At About Fresh, our north star is program quality, which we measure using a set of output metrics associated with program engagement and cardholder satisfaction. Our program engagement metrics include the percent of enrollees who activate their card, the percent that shop every month, and the percent of available funds those shoppers use. We also track cardholder satisfaction with a semi-annual cardholder survey. Over the years, we have seen significant improvements in those metrics, largely associated with the growth and diversification of our retail network and contact with our Cardholder Success team. Because About Fresh centers the lived experience of people enduring food insecurity to deliver an intuitive, dignified, and joyful shopping experience, our cardholder satisfaction numbers are consistently higher than 95%, and our engagement rates are among the best in the sector.

Our flexible payment technology and powerful program management platform enable our customers to associate our program metrics to their priority outcomes. Many programs using Fresh Connect focus on increasing consumption of fruits and vegetables, improving key health metrics like A1C levels and emotional stress, and decreasing overall food insecurity.

Lessons Learned

  • Participant choice matters. The more freedom and agency we give food prescription program participants to obtain the food they want, where and when they want to go shopping, the more likely they are to utilize Fresh Connect funds. This core tenet of our program was validated by research published late last year that found that redemption rates were positively correlated with the number of retail options at which participants could use their Fresh Connect cards.
  • Program quality and participant experience are critical to engagement and effectiveness. As the FIM world expands and program investments increase, it's essential to sustain a dignified, frictionless, and intuitive experience oriented toward delivering healthcare value. Those commitments are central to the ultimate success of our movement.
  • Community-based organizations must be centered in the delivery of Food is Medicine. As FIM has gained traction, local community-based FIM providers are at risk of being displaced by large, for-profit competitors promising lower costs. While cost efficiency is an important goal, many for-profit FAM providers fall short on dignity, cultural alignment, and engagement. Even worse, there are documented instances of for-profit “FIM providers” actively undermining health equity and healthcare transformation in favor of short-term profits. Our data tells us that CBOs consistently deliver high-quality, effective FIM programs when they are supported by high quality FAM infrastructure.

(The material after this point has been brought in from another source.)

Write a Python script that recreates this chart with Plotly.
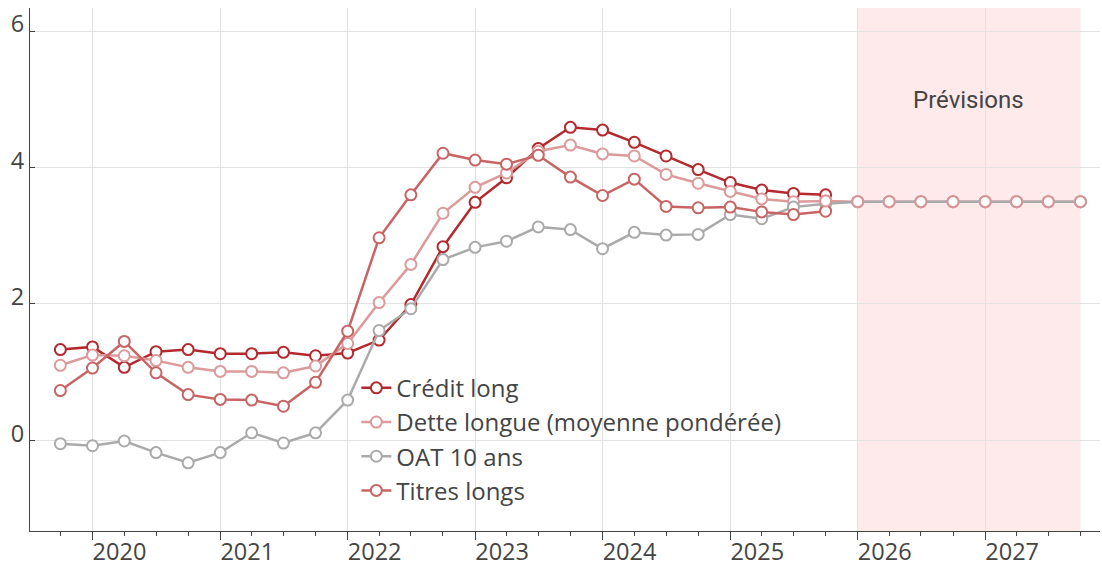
import plotly.graph_objects as go

# quarterly dates, 2019Q4 -> 2025Q4 observed, forecasts to 2027Q4
dates = [f"{2019 + (9 + 3 * i) // 12}-{(9 + 3 * i) % 12 + 1:02d}-01" for i in range(33)]
obs_dates = dates[:25]

credit_long = [1.33, 1.37, 1.07, 1.30, 1.33, 1.27, 1.27, 1.29, 1.24, 1.28,
               1.47, 1.99, 2.84, 3.49, 3.85, 4.28, 4.59, 4.55, 4.37, 4.17,
               3.97, 3.78, 3.67, 3.62, 3.60]
dette_longue = [1.10, 1.25, 1.24, 1.17, 1.07, 1.01, 1.01, 0.99, 1.09, 1.42,
                2.02, 2.58, 3.33, 3.71, 3.92, 4.24, 4.33, 4.20, 4.17, 3.90,
                3.77, 3.65, 3.54, 3.50, 3.51,
                3.5, 3.5, 3.5, 3.5, 3.5, 3.5, 3.5, 3.5]
oat_10 = [-0.05, -0.08, -0.01, -0.18, -0.33, -0.18, 0.11, -0.04, 0.11, 0.59,
          1.61, 1.93, 2.65, 2.83, 2.92, 3.13, 3.09, 2.81, 3.05, 3.01,
          3.02, 3.31, 3.25, 3.42, 3.47,
          3.5, 3.5, 3.5, 3.5, 3.5, 3.5, 3.5, 3.5]
titres_longs = [0.73, 1.06, 1.45, 0.99, 0.67, 0.60, 0.59, 0.50, 0.85, 1.60,
                2.97, 3.60, 4.21, 4.11, 4.05, 4.18, 3.86, 3.59, 3.83, 3.43,
                3.41, 3.42, 3.35, 3.31, 3.36]

series = [
    ("Crédit long", obs_dates, credit_long, "#b3292e"),
    ("Dette longue (moyenne pondérée)", dates, dette_longue, "#dc9a9a"),
    ("OAT 10 ans", dates, oat_10, "#aaaaaa"),
    ("Titres longs", obs_dates, titres_longs, "#c86464"),
]

fig = go.Figure()
for name, x, y, col in series:
    fig.add_scatter(
        x=x, y=y, name=name, mode="lines+markers",
        line=dict(color=col, width=2.5),
        marker=dict(size=11, color="white", line=dict(color=col, width=2)),
    )

# forecast markers of the weighted debt sit on top of the OAT line
fig.add_scatter(
    x=dates[24:], y=dette_longue[24:], mode="markers", showlegend=False,
    hoverinfo="skip",
    marker=dict(size=11, color="white", line=dict(color="#d89595", width=2)),
)

fig.add_vrect(x0="2026-01-01", x1="2027-10-01", fillcolor="#feeaea",
              line_width=0, layer="below")
fig.add_annotation(x="2026-11-15", y=4.99, text="Prévisions", showarrow=False,
                   font=dict(family="Roboto", size=24, color="#444"))

fig.update_layout(
    width=1102, height=566,
    margin=dict(l=30, r=2, t=8, b=35),
    plot_bgcolor="white", paper_bgcolor="white",
    font=dict(family="Open Sans", size=23.5, color="#444"),
    showlegend=True,
    legend=dict(x=0.305, y=0.316, xanchor="left", yanchor="top",
                bgcolor="rgba(0,0,0,0)", font=dict(size=24),
                tracegroupgap=0, itemwidth=30),
)
fig.update_xaxes(
    type="date", range=["2019-07-06", "2027-11-26"], automargin=False,
    dtick="M12", tick0="2020-01-01", tickformat="%Y",
    ticks="outside", ticklen=8, tickcolor="#444", ticklabelshift=27,
    ticklabelstandoff=-8,
    showline=True, linecolor="#444", linewidth=1,
    showgrid=True, gridcolor="#e2e2e2", zeroline=False,
    minor=dict(dtick="M3", tick0="2019-10-01", ticks="outside", ticklen=4,
               tickcolor="#444", showgrid=False),
    tickfont=dict(size=23.5),
)
fig.update_yaxes(
    range=[-1.33, 6.34], dtick=2, tick0=0, automargin=False,
    ticks="inside", ticklen=5, tickcolor="#444", ticklabelshift=-7,
    showline=True, linecolor="#444", linewidth=1,
    showgrid=True, gridcolor="#e2e2e2", zeroline=False,
    tickfont=dict(size=23.5),
)

fig.write_html("out.html", config={"displayModeBar": False},
               post_script="document.body.style.margin='0';")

Why We Want to Keep Providing Food is Medicine

We are wholeheartedly committed to advancing the Food is Medicine or Food Care movement. For more than a decade, our team has been dedicated to getting food to the people that need it most and moving healthcare to invest in healthy food as a driver of health. We remain optimistic about realizing a future where everyone has access to the food they need to be happy, healthy, and connected to loved ones.